Une fois n’est pas coutume, deux Curieuses Aînées, Françoise et Martine, ont mis à contribution leurs quatre mains pour raconter un bel épisode des journées du matrimoine et du patrimoine 2021.
Par Martine Lelait et Françoise S.
Par le plus grand des hasards, Françoise et Martine – faisant toutes deux partie de la rédaction des Curieux Aînés – se sont retrouvées un dimanche après-midi à La Fabrique des Savoirs à Elbeuf dans le cadre des journées du matrimoine et du patrimoine. Ce musée de la Métropole Rouen Normandie est déjà en soi fort intéressant mais pour l’occasion du matrimoine, il s’était ouvert à la Compagnie Art Scène venue présenter un spectacle créé et mis en scène par Olivier Gosse et interprété par Sophie Caritte.
Au cours d’une déambulation au milieu des machines à tisser, la comédienne, un moment revêtue de la blouse bleue de l’ouvrière, a raconté au public (surtout composé de seniors ! ) ce qu’avait été la vie des ouvrières de l’usine la Foudre de Petit Quevilly. Évocation documentée à partir de textes d’auteurs (Maupassant) mais surtout des archives de la ville.

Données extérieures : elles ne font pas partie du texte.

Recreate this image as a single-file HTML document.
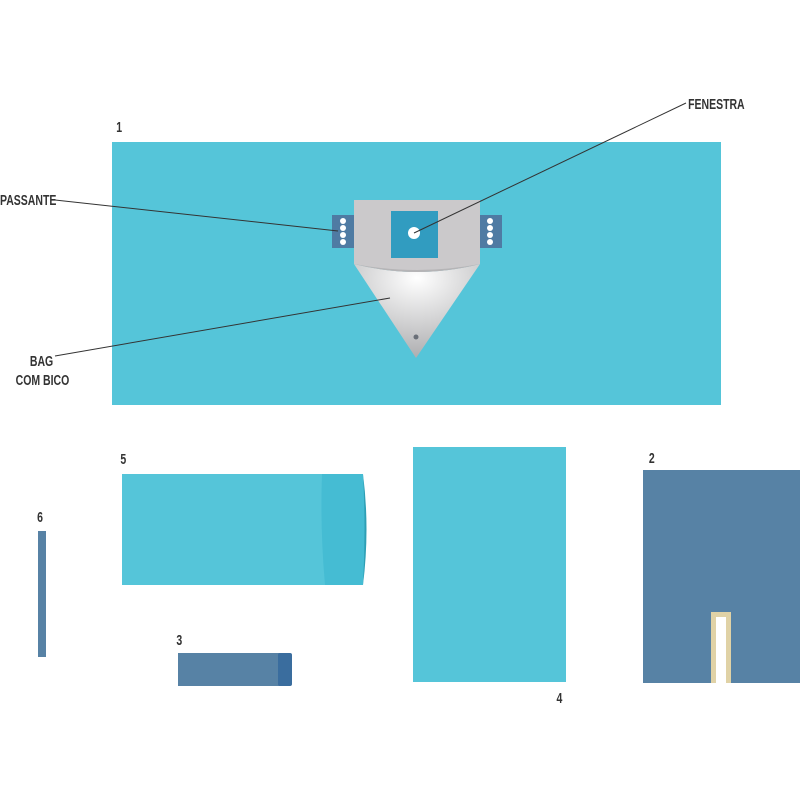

Si les industriels de l’époque pouvaient se vanter d’avoir de grandes usines bien éclairées, chauffées, merveilleusement outillées de machines anglaises, les ouvrières ne pouvaient se féliciter de bonnes conditions de travail : journées de 12 heures, bruit incessant, air chargé des poussières des tissus, répétition à l’infini des mêmes gestes. La fatigue entraînant parfois des moments d’inattention qui pouvaient se solder par des ravages terribles, des cheveux, une main, un bras…happés par les machines. Tout cela pour un salaire de misère, d’autant plus qu’elles étaient des femmes. Les ouvriers gagnaient deux fois plus qu’elles. Les enfants, dont la petite taille leur permettait de se glisser sous les machines pour ramasser une bobine ou rattacher un fil qui avait cassé, constituaient eux aussi une main d’œuvre intéressante, rémunérée au quart du salaire des ouvriers seulement. Bref, une plongée passionnante dans l’univers de la révolution industrielle qui s’est conclue par la proposition d’ériger un monument à la mémoire de « l’ouvrière inconnue ».
Cette représentation était suivie d’un échange entre le public, l’auteur/metteur en scène et la comédienne. Ce fut l’occasion pour une ancienne ouvrière, de raconter avec une sorte de fierté et même de nostalgie, sa vie à l’usine. Il est apparu qu’en dépit de la rudesse du travail, les ouvrières étaient attachées à leur usine, car s’y développaient entre elles des liens de solidarité, voire d’amitié : elles partageaient le goût du travail bien fait, malgré des salaires peu élevés. En comparaison de ces salaires dérisoires, le public n’a pas manqué de remarquer combien d’industriels firent rapidement fortune. Comme l’a souligné un spectateur : « Sans ouvriers au travail, il n’y a pas de possibilités de s’enrichir pour les patrons ». Durant ces échanges, il a été rappelé que la sécurité dans les usines s’est améliorée grâce au Ministère de la Guerre qui s’était ému que trop de jeunes hommes se trouvaient exemptés du service militaire car il leur manquait, qui des doigts, qui une main. Ces pauvres garçons n’auraient certes pas pu tenir correctement une arme ! Ainsi, après avoir été de la chair à machine à tisser, les ouvriers ont pu devenir de la chair à canons !
Pour terminer sur une note plus optimiste, il a été rappelé que d’autres industriels avaient eu davantage à cœur d’améliorer les conditions de travail, de vie et de bien-être de leurs ouvriers, tel M. Badin, industriel du textile à Barentin, un humaniste dont Françoise fait le portrait dans un autre article.